New Jersey wants to allow limited forms of sports gambling and to collect the taxes from it. While supporters of the federal law said it discouraged betting and the resulting corrupting influence of organized crime on athletics, Christie said Americans already spend nearly $150 billion a year on illegal sports wagering.

“I know that we don’t know much about organized crime coming from New Jersey. But we know a little bit. And the fact is that organized crime is involved in profiting from this every day,” he said.

The American Gaming Association estimated that Americans would wager $10 billion on this year’s NCAA men’s basketball tournament alone, with just three percent of the bets placed legally through Nevada.
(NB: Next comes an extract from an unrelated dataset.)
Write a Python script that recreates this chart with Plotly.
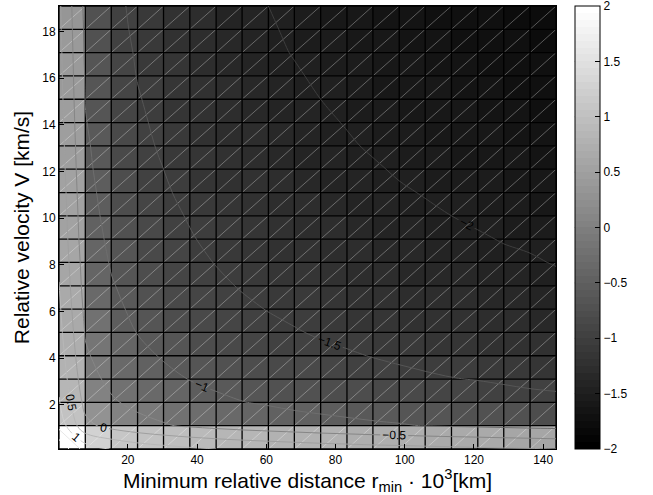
import plotly.graph_objects as go

# Grid nodes: minimum relative distance (10^3 km) and relative velocity (km/s)
r_min = [0.1, 7.7, 15.2, 22.8, 30.3, 37.9, 45.5, 53.0, 60.6, 68.1,
         75.7, 83.3, 90.8, 98.4, 105.9, 113.5, 121.1, 128.6, 136.2, 143.7]
velocity = [0.1, 1.1, 2.1, 3.1, 4.1, 5.1, 6.1, 7.1, 8.1, 9.1,
            10.1, 11.1, 12.1, 13.1, 14.1, 15.1, 16.1, 17.1, 18.1, 19.1]

# Face values of the faceted surface (one per cell, rows = velocity)
shade = [
    [2.00, 1.25, 1.10, 1.02, 0.96, 0.91, 0.87, 0.84, 0.81, 0.78, 0.76, 0.74, 0.72, 0.70, 0.68, 0.66, 0.64, 0.62, 0.60],
    [1.00, 0.25, 0.03, -0.11, -0.21, -0.29, -0.35, -0.41, -0.46, -0.50, -0.54, -0.58, -0.61, -0.64, -0.67, -0.69, -0.72, -0.74, -0.76],
    [0.85, 0.05, -0.19, -0.33, -0.43, -0.52, -0.58, -0.64, -0.69, -0.73, -0.77, -0.81, -0.84, -0.87, -0.89, -0.92, -0.94, -0.97, -0.99],
    [0.78, -0.07, -0.32, -0.47, -0.58, -0.66, -0.73, -0.78, -0.83, -0.87, -0.91, -0.95, -0.98, -1.01, -1.04, -1.06, -1.09, -1.11, -1.13],
    [0.72, -0.17, -0.43, -0.57, -0.68, -0.76, -0.83, -0.89, -0.94, -0.98, -1.02, -1.05, -1.08, -1.11, -1.14, -1.17, -1.19, -1.21, -1.23],
    [0.68, -0.25, -0.51, -0.66, -0.76, -0.84, -0.91, -0.97, -1.02, -1.06, -1.10, -1.13, -1.17, -1.20, -1.22, -1.25, -1.27, -1.29, -1.32],
    [0.64, -0.32, -0.57, -0.72, -0.83, -0.91, -0.98, -1.03, -1.08, -1.12, -1.16, -1.20, -1.23, -1.26, -1.29, -1.31, -1.34, -1.36, -1.38],
    [0.61, -0.38, -0.63, -0.78, -0.88, -0.96, -1.03, -1.09, -1.14, -1.18, -1.22, -1.26, -1.29, -1.32, -1.34, -1.37, -1.39, -1.42, -1.44],
    [0.58, -0.42, -0.68, -0.83, -0.93, -1.01, -1.08, -1.14, -1.19, -1.23, -1.27, -1.30, -1.34, -1.37, -1.39, -1.42, -1.44, -1.46, -1.49],
    [0.55, -0.47, -0.72, -0.87, -0.97, -1.06, -1.12, -1.18, -1.23, -1.27, -1.31, -1.35, -1.38, -1.41, -1.44, -1.46, -1.49, -1.51, -1.53],
    [0.53, -0.51, -0.76, -0.91, -1.01, -1.09, -1.16, -1.22, -1.27, -1.31, -1.35, -1.39, -1.42, -1.45, -1.47, -1.50, -1.52, -1.55, -1.57],
    [0.50, -0.54, -0.79, -0.94, -1.05, -1.13, -1.20, -1.25, -1.30, -1.35, -1.38, -1.42, -1.45, -1.48, -1.51, -1.53, -1.56, -1.58, -1.60],
    [0.48, -0.57, -0.83, -0.97, -1.08, -1.16, -1.23, -1.29, -1.34, -1.38, -1.42, -1.45, -1.48, -1.51, -1.54, -1.57, -1.59, -1.61, -1.63],
    [0.46, -0.60, -0.85, -1.00, -1.11, -1.19, -1.26, -1.31, -1.36, -1.41, -1.45, -1.48, -1.51, -1.54, -1.57, -1.60, -1.62, -1.64, -1.66],
    [0.44, -0.63, -0.88, -1.03, -1.14, -1.22, -1.29, -1.34, -1.39, -1.43, -1.47, -1.51, -1.54, -1.57, -1.60, -1.62, -1.65, -1.67, -1.69],
    [0.42, -0.65, -0.91, -1.06, -1.16, -1.24, -1.31, -1.37, -1.42, -1.46, -1.50, -1.53, -1.57, -1.60, -1.62, -1.65, -1.67, -1.69, -1.72],
    [0.40, -0.68, -0.93, -1.08, -1.18, -1.27, -1.33, -1.39, -1.44, -1.48, -1.52, -1.56, -1.59, -1.62, -1.65, -1.67, -1.70, -1.72, -1.74],
    [0.38, -0.70, -0.95, -1.10, -1.21, -1.29, -1.36, -1.41, -1.46, -1.51, -1.54, -1.58, -1.61, -1.64, -1.67, -1.69, -1.72, -1.74, -1.76],
    [0.36, -0.72, -0.97, -1.12, -1.23, -1.31, -1.38, -1.43, -1.48, -1.53, -1.57, -1.60, -1.63, -1.66, -1.69, -1.72, -1.74, -1.76, -1.78],
]

# Node values for the labelled iso-lines (rows = velocity, cols = r_min)
level_field = [
    [2.46, 1.27, 0.98, 0.80, 0.68, 0.58, 0.50, 0.44, 0.38, 0.33, 0.28, 0.24, 0.20, 0.17, 0.14, 0.11, 0.08, 0.05, 0.03, 0.00],
    [1.32, 0.13, -0.16, -0.34, -0.46, -0.56, -0.64, -0.71, -0.76, -0.81, -0.86, -0.90, -0.94, -0.97, -1.01, -1.04, -1.06, -1.09, -1.12, -1.14],
    [1.04, -0.15, -0.44, -0.62, -0.74, -0.84, -0.92, -0.99, -1.04, -1.10, -1.14, -1.18, -1.22, -1.26, -1.29, -1.32, -1.35, -1.37, -1.40, -1.42],
    [0.87, -0.32, -0.61, -0.79, -0.91, -1.01, -1.09, -1.16, -1.21, -1.26, -1.31, -1.35, -1.39, -1.42, -1.46, -1.49, -1.51, -1.54, -1.57, -1.59],
    [0.75, -0.44, -0.74, -0.91, -1.03, -1.13, -1.21, -1.28, -1.34, -1.39, -1.43, -1.47, -1.51, -1.55, -1.58, -1.61, -1.64, -1.66, -1.69, -1.71],
    [0.65, -0.53, -0.83, -1.01, -1.13, -1.23, -1.31, -1.37, -1.43, -1.48, -1.53, -1.57, -1.61, -1.64, -1.67, -1.70, -1.73, -1.76, -1.78, -1.81],
    [0.58, -0.61, -0.91, -1.08, -1.21, -1.30, -1.38, -1.45, -1.51, -1.56, -1.60, -1.65, -1.68, -1.72, -1.75, -1.78, -1.81, -1.83, -1.86, -1.88],
    [0.51, -0.68, -0.97, -1.15, -1.27, -1.37, -1.45, -1.52, -1.57, -1.62, -1.67, -1.71, -1.75, -1.78, -1.82, -1.85, -1.87, -1.90, -1.93, -1.95],
    [0.45, -0.73, -1.03, -1.21, -1.33, -1.43, -1.51, -1.57, -1.63, -1.68, -1.73, -1.77, -1.81, -1.84, -1.87, -1.90, -1.93, -1.96, -1.98, -2.01],
    [0.40, -0.79, -1.08, -1.26, -1.38, -1.48, -1.56, -1.62, -1.68, -1.73, -1.78, -1.82, -1.86, -1.89, -1.92, -1.95, -1.98, -2.01, -2.03, -2.06],
    [0.36, -0.83, -1.13, -1.30, -1.43, -1.52, -1.60, -1.67, -1.73, -1.78, -1.82, -1.87, -1.90, -1.94, -1.97, -2.00, -2.03, -2.05, -2.08, -2.10],
    [0.32, -0.87, -1.17, -1.34, -1.47, -1.56, -1.64, -1.71, -1.77, -1.82, -1.86, -1.91, -1.94, -1.98, -2.01, -2.04, -2.07, -2.09, -2.12, -2.14],
    [0.28, -0.91, -1.21, -1.38, -1.50, -1.60, -1.68, -1.75, -1.81, -1.86, -1.90, -1.94, -1.98, -2.02, -2.05, -2.08, -2.11, -2.13, -2.16, -2.18],
    [0.24, -0.94, -1.24, -1.42, -1.54, -1.64, -1.72, -1.78, -1.84, -1.89, -1.94, -1.98, -2.02, -2.05, -2.08, -2.11, -2.14, -2.17, -2.19, -2.21],
    [0.21, -0.98, -1.27, -1.45, -1.57, -1.67, -1.75, -1.81, -1.87, -1.92, -1.97, -2.01, -2.05, -2.08, -2.11, -2.14, -2.17, -2.20, -2.22, -2.25],
    [0.18, -1.01, -1.30, -1.48, -1.60, -1.70, -1.78, -1.84, -1.90, -1.95, -2.00, -2.04, -2.08, -2.11, -2.14, -2.17, -2.20, -2.23, -2.25, -2.28],
    [0.15, -1.03, -1.33, -1.51, -1.63, -1.73, -1.81, -1.87, -1.93, -1.98, -2.03, -2.07, -2.11, -2.14, -2.17, -2.20, -2.23, -2.26, -2.28, -2.30],
    [0.13, -1.06, -1.36, -1.53, -1.65, -1.75, -1.83, -1.90, -1.96, -2.01, -2.05, -2.09, -2.13, -2.17, -2.20, -2.23, -2.26, -2.28, -2.31, -2.33],
    [0.10, -1.08, -1.38, -1.56, -1.68, -1.78, -1.86, -1.92, -1.98, -2.03, -2.08, -2.12, -2.16, -2.19, -2.22, -2.25, -2.28, -2.31, -2.33, -2.36],
    [0.08, -1.11, -1.40, -1.58, -1.70, -1.80, -1.88, -1.95, -2.00, -2.05, -2.10, -2.14, -2.18, -2.21, -2.25, -2.28, -2.30, -2.33, -2.36, -2.38],
]

x_ticks = [20, 40, 60, 80, 100, 120, 140]
y_ticks = [2, 4, 6, 8, 10, 12, 14, 16, 18]
cbar_ticks = [-2, -1.5, -1, -0.5, 0, 0.5, 1, 1.5, 2]
c_min, c_max, c_step = -2, 2, 0.5

FONT = "Liberation Sans, Arial, Helvetica, sans-serif"

# 64-step gray colormap
n_col = 64
gray64 = []
for k in range(n_col):
    g = round(255 * k / (n_col - 1))
    c = f"rgb({g},{g},{g})"
    gray64 += [[k / n_col, c], [(k + 1) / n_col, c]]

# iso-lines use a lifted gray ramp so they stay visible on the facets
line_gray = [[0, "rgb(62,62,62)"], [1, "rgb(255,255,255)"]]

CB_X = 1.038      # colorbar left edge, paper fraction of plot width
CB_THICK = 25     # px
M_L, M_R, M_T, M_B = 59, 97, 6, 46
PLOT_W = 653 - M_L - M_R

fig = go.Figure()

fig.add_trace(go.Heatmap(
    x=r_min, y=velocity, z=shade,
    zmin=c_min, zmax=c_max, colorscale=gray64,
    hoverinfo="skip",
    colorbar=dict(
        x=CB_X, xanchor="left", y=0.5, yanchor="middle",
        len=1, lenmode="fraction", thickness=CB_THICK, thicknessmode="pixels",
        xpad=0, ypad=0, outlinecolor="black", outlinewidth=1,
        tickmode="array", tickvals=cbar_ticks,
        ticks="inside", ticklen=5, tickcolor="black",
        ticklabeloverflow="allow",
        tickfont=dict(family=FONT, size=12, color="black"),
    ),
))

# triangle edges of each facet
dxs, dys = [], []
for i in range(len(velocity) - 1):
    for j in range(len(r_min) - 1):
        dxs += [r_min[j], r_min[j + 1], None]
        dys += [velocity[i], velocity[i + 1], None]
fig.add_trace(go.Scatter(
    x=dxs, y=dys, mode="lines", hoverinfo="skip", showlegend=False,
    line=dict(color="rgba(255,255,255,0.45)", width=0.7),
))

# facet mesh
gxs, gys = [], []
for xv in r_min:
    gxs += [xv, xv, None]
    gys += [velocity[0], velocity[-1], None]
for yv in velocity:
    gxs += [r_min[0], r_min[-1], None]
    gys += [yv, yv, None]
fig.add_trace(go.Scatter(
    x=gxs, y=gys, mode="lines", hoverinfo="skip", showlegend=False,
    line=dict(color="black", width=1.3),
))

# labelled iso-lines, on an overlaid subplot so they sit above the mesh
fig.add_trace(go.Contour(
    x=r_min, y=velocity, z=level_field,
    xaxis="x2", yaxis="y2",
    zmin=c_min, zmax=c_max, colorscale=line_gray, showscale=False,
    contours=dict(coloring="lines", start=c_min, end=c_max, size=c_step,
                  showlabels=True,
                  labelfont=dict(family=FONT, size=12, color="black")),
    line=dict(width=1),
    hoverinfo="skip",
))

# tick marks on the left inner edge of the colorbar
for v in cbar_ticks[1:-1]:
    yf = (v - c_min) / (c_max - c_min)
    fig.add_shape(type="line", xref="paper", yref="paper",
                  x0=CB_X, x1=CB_X + 5 / PLOT_W, y0=yf, y1=yf,
                  line=dict(color="black", width=1))

axis_common = dict(
    ticks="inside", ticklen=5, tickcolor="black",
    showline=True, linecolor="black", linewidth=1, mirror=True,
    showgrid=False, zeroline=False,
    tickfont=dict(family=FONT, size=12, color="black"),
)

fig.update_layout(
    width=653, height=495,
    margin=dict(l=M_L, r=M_R, t=M_T, b=M_B),
    paper_bgcolor="white", plot_bgcolor="white",
    showlegend=False,
    xaxis=dict(range=[r_min[0], r_min[-1]], tickvals=x_ticks,
               title=dict(text="Minimum relative distance r<sub>min</sub> · 10<sup>3</sup>[km]",
                          font=dict(family=FONT, size=21, color="black"), standoff=0),
               **axis_common),
    yaxis=dict(range=[velocity[0], velocity[-1]], tickvals=y_ticks,
               title=dict(text="Relative velocity V [km/s]",
                          font=dict(family=FONT, size=21, color="black"), standoff=6),
               **axis_common),
    xaxis2=dict(overlaying="x", matches="x", visible=False,
                range=[r_min[0], r_min[-1]]),
    yaxis2=dict(overlaying="y", matches="y", visible=False,
                range=[velocity[0], velocity[-1]]),
)

fig.write_html("out.html")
“Today’s decision is a victory for the millions of Americans who seek to bet on sports in a safe and regulated manner,” the association said in a statement Monday. “Today’s ruling makes it possible for states and sovereign tribal nations to give Americans what they want: An open, transparent and responsible market for sports betting.”

The NCAA and the major professional sports leagues contended that the law was not unconstitutional, because it didn’t compel states to do anything, it simply prevented them from making sports betting legal by either operating sports-gambling schemes themselves or authorizing casinos to do so.

New Jersey officials said they would allow only certain types of sports betting, at casinos and racetracks, with a minimum age of 21 to participate. When the case was argued in January, Christie said the state was prepared to act within two weeks of a Supreme Court ruling in its favor.